Stored items from a collection
---+---
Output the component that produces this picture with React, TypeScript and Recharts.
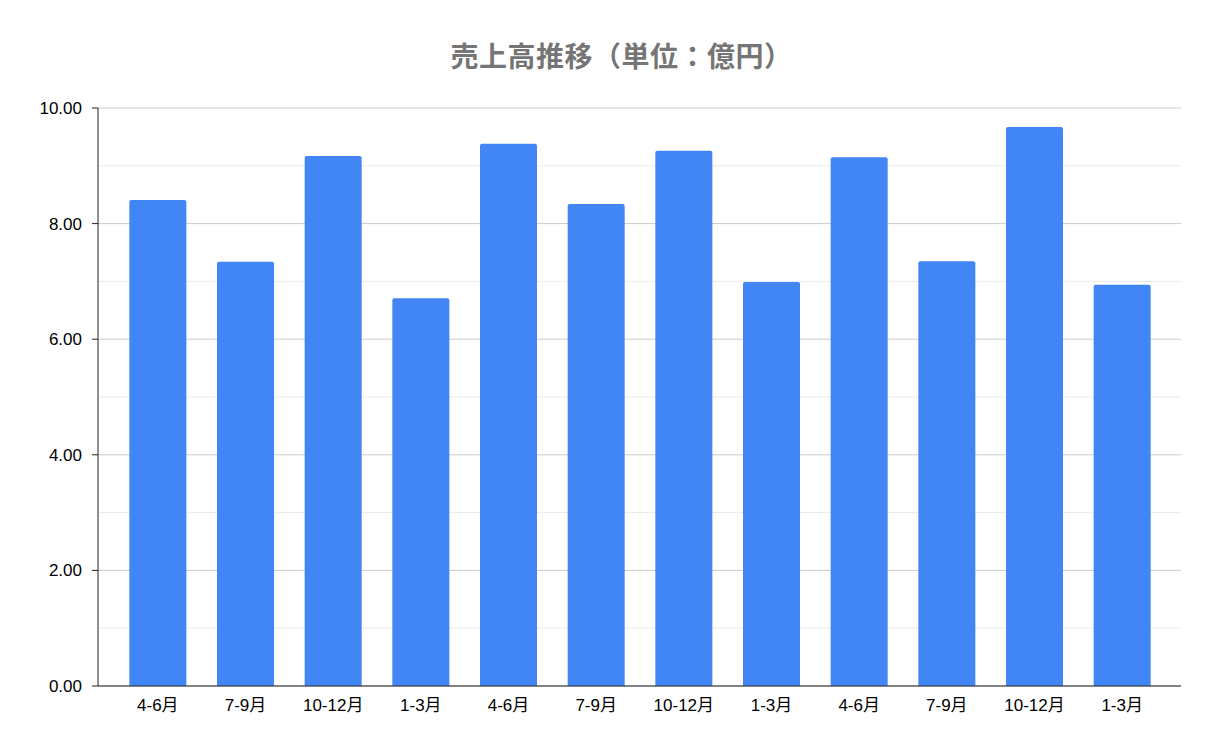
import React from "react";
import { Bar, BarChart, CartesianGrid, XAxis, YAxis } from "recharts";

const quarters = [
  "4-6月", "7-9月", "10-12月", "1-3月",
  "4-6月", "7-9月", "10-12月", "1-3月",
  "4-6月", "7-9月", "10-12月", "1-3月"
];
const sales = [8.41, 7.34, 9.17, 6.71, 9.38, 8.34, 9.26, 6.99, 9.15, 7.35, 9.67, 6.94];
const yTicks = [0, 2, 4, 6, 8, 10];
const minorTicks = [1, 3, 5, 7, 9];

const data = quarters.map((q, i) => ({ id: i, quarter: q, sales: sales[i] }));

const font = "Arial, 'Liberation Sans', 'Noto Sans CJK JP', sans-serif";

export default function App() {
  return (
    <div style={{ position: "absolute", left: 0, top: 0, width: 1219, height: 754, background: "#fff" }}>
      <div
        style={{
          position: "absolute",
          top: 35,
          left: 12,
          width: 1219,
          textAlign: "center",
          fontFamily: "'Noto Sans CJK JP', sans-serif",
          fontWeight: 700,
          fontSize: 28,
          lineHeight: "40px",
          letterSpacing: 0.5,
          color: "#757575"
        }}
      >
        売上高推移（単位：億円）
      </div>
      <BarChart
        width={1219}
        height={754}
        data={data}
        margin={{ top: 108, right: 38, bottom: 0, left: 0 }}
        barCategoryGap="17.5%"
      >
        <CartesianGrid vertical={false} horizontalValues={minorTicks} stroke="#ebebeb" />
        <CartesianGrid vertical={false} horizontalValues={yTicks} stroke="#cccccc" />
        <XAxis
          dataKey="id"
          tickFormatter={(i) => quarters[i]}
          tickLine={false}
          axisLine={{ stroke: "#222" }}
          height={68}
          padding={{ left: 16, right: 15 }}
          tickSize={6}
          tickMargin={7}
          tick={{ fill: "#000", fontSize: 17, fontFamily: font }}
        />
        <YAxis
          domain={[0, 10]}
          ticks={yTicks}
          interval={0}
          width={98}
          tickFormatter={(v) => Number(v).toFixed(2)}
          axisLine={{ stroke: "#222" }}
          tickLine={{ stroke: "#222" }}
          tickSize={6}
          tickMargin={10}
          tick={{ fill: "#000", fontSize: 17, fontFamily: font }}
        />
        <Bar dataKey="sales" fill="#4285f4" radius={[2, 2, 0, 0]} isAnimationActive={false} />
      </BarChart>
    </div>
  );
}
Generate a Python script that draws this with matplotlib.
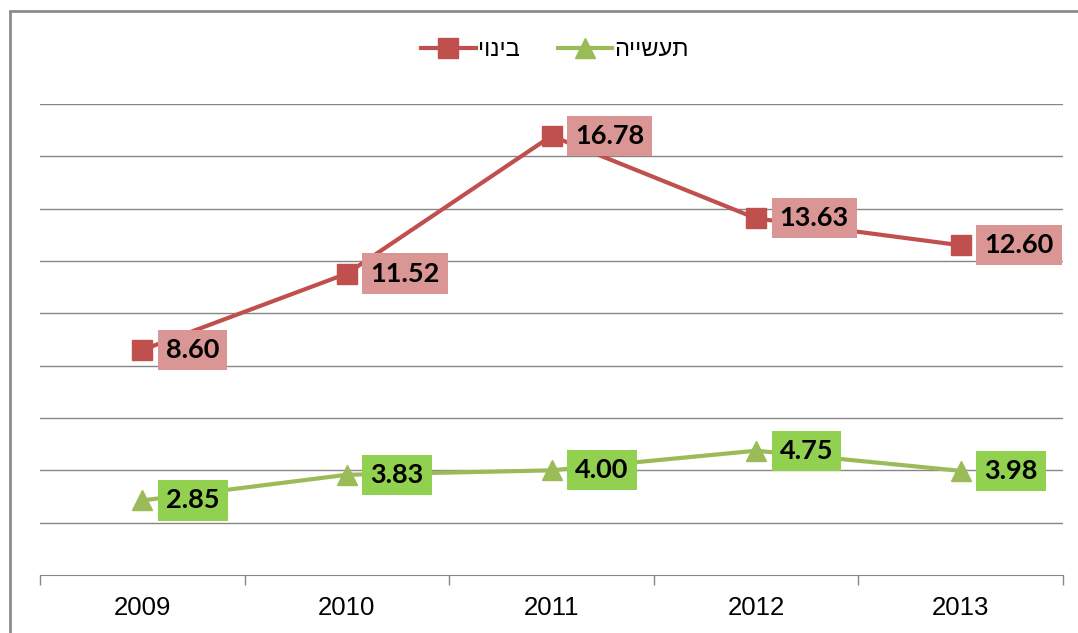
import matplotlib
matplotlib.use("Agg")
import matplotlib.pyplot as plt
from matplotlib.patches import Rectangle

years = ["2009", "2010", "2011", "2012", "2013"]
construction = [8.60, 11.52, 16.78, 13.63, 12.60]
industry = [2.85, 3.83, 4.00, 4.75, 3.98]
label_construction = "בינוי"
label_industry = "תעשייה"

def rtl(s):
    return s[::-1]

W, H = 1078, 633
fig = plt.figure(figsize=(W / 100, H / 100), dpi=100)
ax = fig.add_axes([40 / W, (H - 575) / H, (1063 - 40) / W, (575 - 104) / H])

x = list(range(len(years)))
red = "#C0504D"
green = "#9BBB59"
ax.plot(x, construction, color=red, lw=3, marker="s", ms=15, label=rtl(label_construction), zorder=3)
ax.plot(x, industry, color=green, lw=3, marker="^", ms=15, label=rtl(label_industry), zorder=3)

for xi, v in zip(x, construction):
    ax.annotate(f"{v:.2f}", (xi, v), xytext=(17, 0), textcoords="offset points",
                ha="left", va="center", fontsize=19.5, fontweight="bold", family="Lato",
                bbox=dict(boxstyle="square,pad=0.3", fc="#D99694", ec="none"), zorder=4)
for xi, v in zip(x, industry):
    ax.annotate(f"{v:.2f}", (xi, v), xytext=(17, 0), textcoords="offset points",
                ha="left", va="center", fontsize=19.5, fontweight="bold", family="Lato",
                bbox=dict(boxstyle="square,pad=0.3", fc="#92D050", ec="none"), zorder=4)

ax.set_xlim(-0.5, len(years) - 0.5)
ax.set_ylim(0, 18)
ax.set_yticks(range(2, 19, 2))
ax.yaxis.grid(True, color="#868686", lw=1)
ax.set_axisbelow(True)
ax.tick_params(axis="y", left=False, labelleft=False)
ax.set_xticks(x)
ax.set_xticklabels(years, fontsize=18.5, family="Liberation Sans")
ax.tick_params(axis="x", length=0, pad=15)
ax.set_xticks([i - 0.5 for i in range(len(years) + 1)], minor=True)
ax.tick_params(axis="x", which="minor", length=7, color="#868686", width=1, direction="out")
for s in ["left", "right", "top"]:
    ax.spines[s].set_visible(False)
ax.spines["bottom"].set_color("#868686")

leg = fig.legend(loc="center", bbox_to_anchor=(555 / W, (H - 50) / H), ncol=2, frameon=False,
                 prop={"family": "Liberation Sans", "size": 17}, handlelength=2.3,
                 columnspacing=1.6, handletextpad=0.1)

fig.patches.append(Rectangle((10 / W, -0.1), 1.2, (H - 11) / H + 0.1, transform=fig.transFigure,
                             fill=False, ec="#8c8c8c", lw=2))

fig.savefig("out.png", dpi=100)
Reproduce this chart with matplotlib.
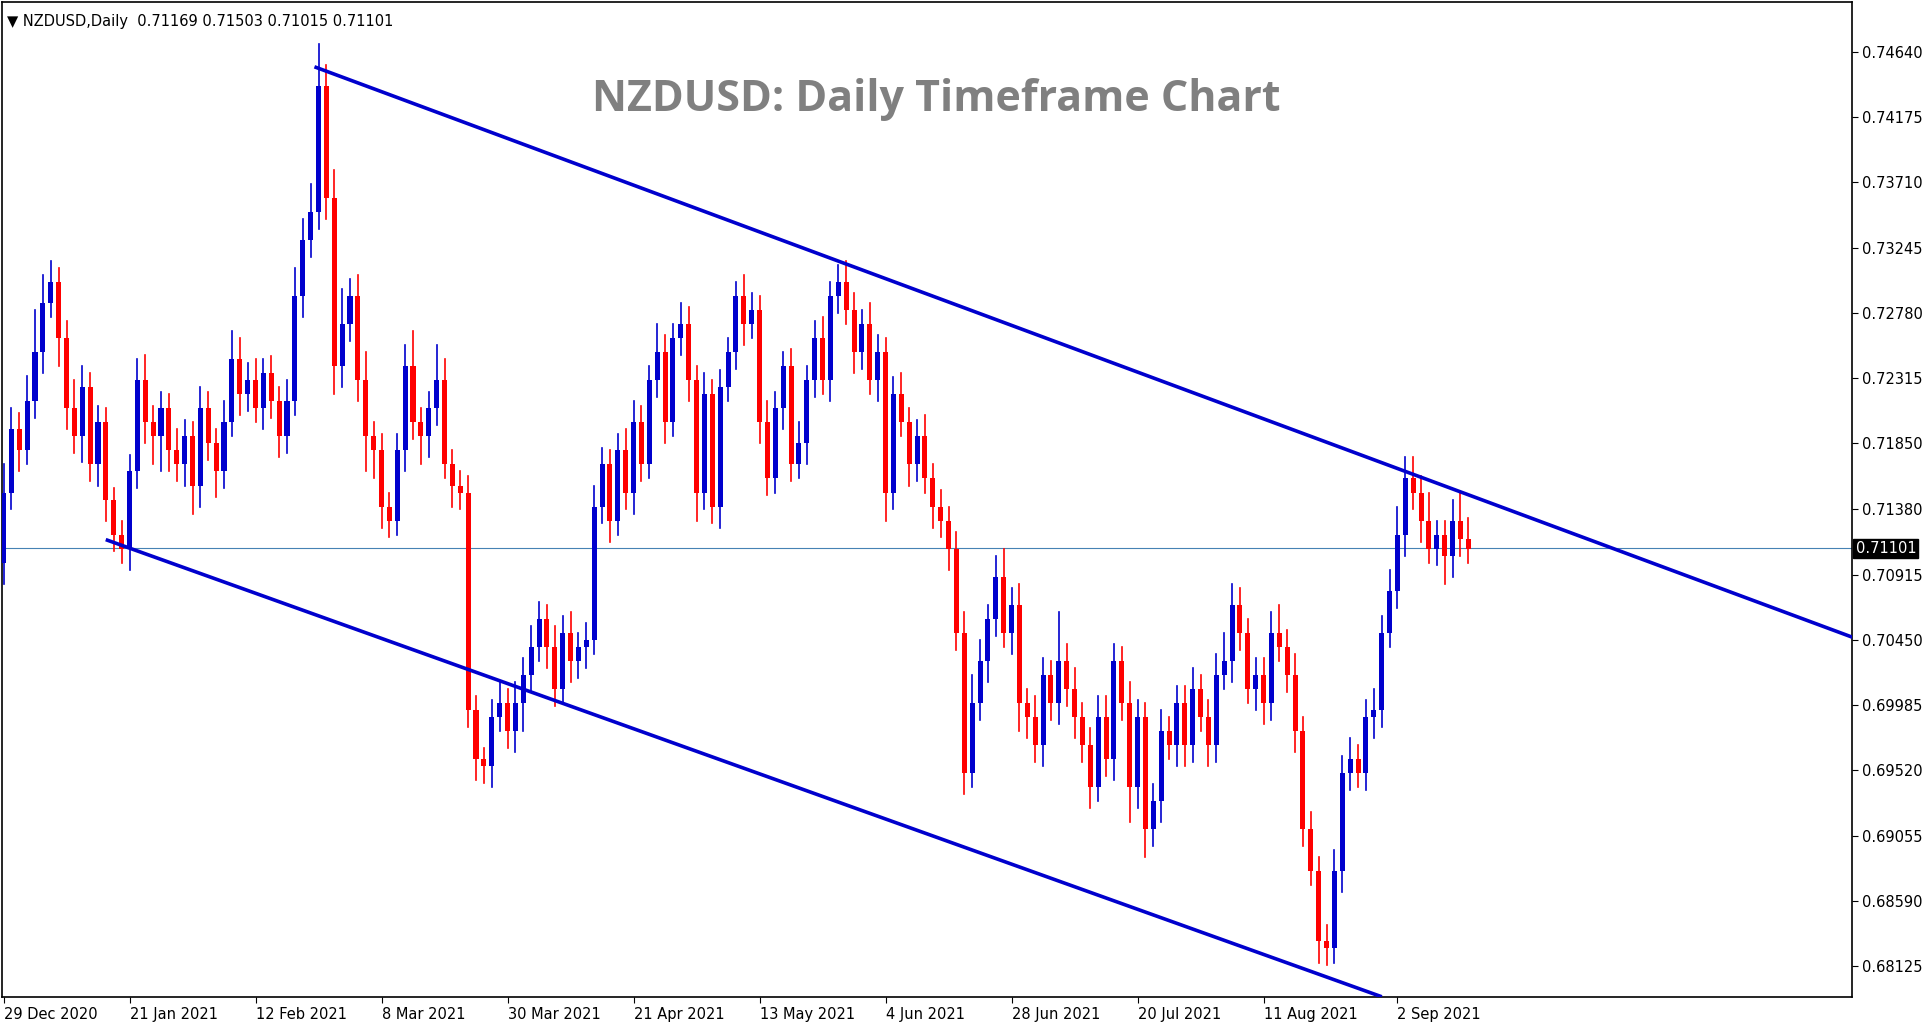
---+---
Given exercise:
Every line above should be repeated exactly; pictures stay out of the copy.

Result of the exercise:
Output the component that produces this picture with React, TypeScript and Recharts.
import React from "react";
import { Bar, BarChart, CartesianGrid, XAxis, YAxis } from "recharts";

const quarters = [
  "4-6月", "7-9月", "10-12月", "1-3月",
  "4-6月", "7-9月", "10-12月", "1-3月",
  "4-6月", "7-9月", "10-12月", "1-3月"
];
const sales = [8.41, 7.34, 9.17, 6.71, 9.38, 8.34, 9.26, 6.99, 9.15, 7.35, 9.67, 6.94];
const yTicks = [0, 2, 4, 6, 8, 10];
const minorTicks = [1, 3, 5, 7, 9];

const data = quarters.map((q, i) => ({ id: i, quarter: q, sales: sales[i] }));

const font = "Arial, 'Liberation Sans', 'Noto Sans CJK JP', sans-serif";

export default function App() {
  return (
    <div style={{ position: "absolute", left: 0, top: 0, width: 1219, height: 754, background: "#fff" }}>
      <div
        style={{
          position: "absolute",
          top: 35,
          left: 12,
          width: 1219,
          textAlign: "center",
          fontFamily: "'Noto Sans CJK JP', sans-serif",
          fontWeight: 700,
          fontSize: 28,
          lineHeight: "40px",
          letterSpacing: 0.5,
          color: "#757575"
        }}
      >
        売上高推移（単位：億円）
      </div>
      <BarChart
        width={1219}
        height={754}
        data={data}
        margin={{ top: 108, right: 38, bottom: 0, left: 0 }}
        barCategoryGap="17.5%"
      >
        <CartesianGrid vertical={false} horizontalValues={minorTicks} stroke="#ebebeb" />
        <CartesianGrid vertical={false} horizontalValues={yTicks} stroke="#cccccc" />
        <XAxis
          dataKey="id"
          tickFormatter={(i) => quarters[i]}
          tickLine={false}
          axisLine={{ stroke: "#222" }}
          height={68}
          padding={{ left: 16, right: 15 }}
          tickSize={6}
          tickMargin={7}
          tick={{ fill: "#000", fontSize: 17, fontFamily: font }}
        />
        <YAxis
          domain={[0, 10]}
          ticks={yTicks}
          interval={0}
          width={98}
          tickFormatter={(v) => Number(v).toFixed(2)}
          axisLine={{ stroke: "#222" }}
          tickLine={{ stroke: "#222" }}
          tickSize={6}
          tickMargin={10}
          tick={{ fill: "#000", fontSize: 17, fontFamily: font }}
        />
        <Bar dataKey="sales" fill="#4285f4" radius={[2, 2, 0, 0]} isAnimationActive={false} />
      </BarChart>
    </div>
  );
}
Generate a Python script that draws this with matplotlib.
import matplotlib
matplotlib.use("Agg")
import matplotlib.pyplot as plt
from matplotlib.patches import Rectangle

years = ["2009", "2010", "2011", "2012", "2013"]
construction = [8.60, 11.52, 16.78, 13.63, 12.60]
industry = [2.85, 3.83, 4.00, 4.75, 3.98]
label_construction = "בינוי"
label_industry = "תעשייה"

def rtl(s):
    return s[::-1]

W, H = 1078, 633
fig = plt.figure(figsize=(W / 100, H / 100), dpi=100)
ax = fig.add_axes([40 / W, (H - 575) / H, (1063 - 40) / W, (575 - 104) / H])

x = list(range(len(years)))
red = "#C0504D"
green = "#9BBB59"
ax.plot(x, construction, color=red, lw=3, marker="s", ms=15, label=rtl(label_construction), zorder=3)
ax.plot(x, industry, color=green, lw=3, marker="^", ms=15, label=rtl(label_industry), zorder=3)

for xi, v in zip(x, construction):
    ax.annotate(f"{v:.2f}", (xi, v), xytext=(17, 0), textcoords="offset points",
                ha="left", va="center", fontsize=19.5, fontweight="bold", family="Lato",
                bbox=dict(boxstyle="square,pad=0.3", fc="#D99694", ec="none"), zorder=4)
for xi, v in zip(x, industry):
    ax.annotate(f"{v:.2f}", (xi, v), xytext=(17, 0), textcoords="offset points",
                ha="left", va="center", fontsize=19.5, fontweight="bold", family="Lato",
                bbox=dict(boxstyle="square,pad=0.3", fc="#92D050", ec="none"), zorder=4)

ax.set_xlim(-0.5, len(years) - 0.5)
ax.set_ylim(0, 18)
ax.set_yticks(range(2, 19, 2))
ax.yaxis.grid(True, color="#868686", lw=1)
ax.set_axisbelow(True)
ax.tick_params(axis="y", left=False, labelleft=False)
ax.set_xticks(x)
ax.set_xticklabels(years, fontsize=18.5, family="Liberation Sans")
ax.tick_params(axis="x", length=0, pad=15)
ax.set_xticks([i - 0.5 for i in range(len(years) + 1)], minor=True)
ax.tick_params(axis="x", which="minor", length=7, color="#868686", width=1, direction="out")
for s in ["left", "right", "top"]:
    ax.spines[s].set_visible(False)
ax.spines["bottom"].set_color("#868686")

leg = fig.legend(loc="center", bbox_to_anchor=(555 / W, (H - 50) / H), ncol=2, frameon=False,
                 prop={"family": "Liberation Sans", "size": 17}, handlelength=2.3,
                 columnspacing=1.6, handletextpad=0.1)

fig.patches.append(Rectangle((10 / W, -0.1), 1.2, (H - 11) / H + 0.1, transform=fig.transFigure,
                             fill=False, ec="#8c8c8c", lw=2))

fig.savefig("out.png", dpi=100)
Reproduce this chart with matplotlib.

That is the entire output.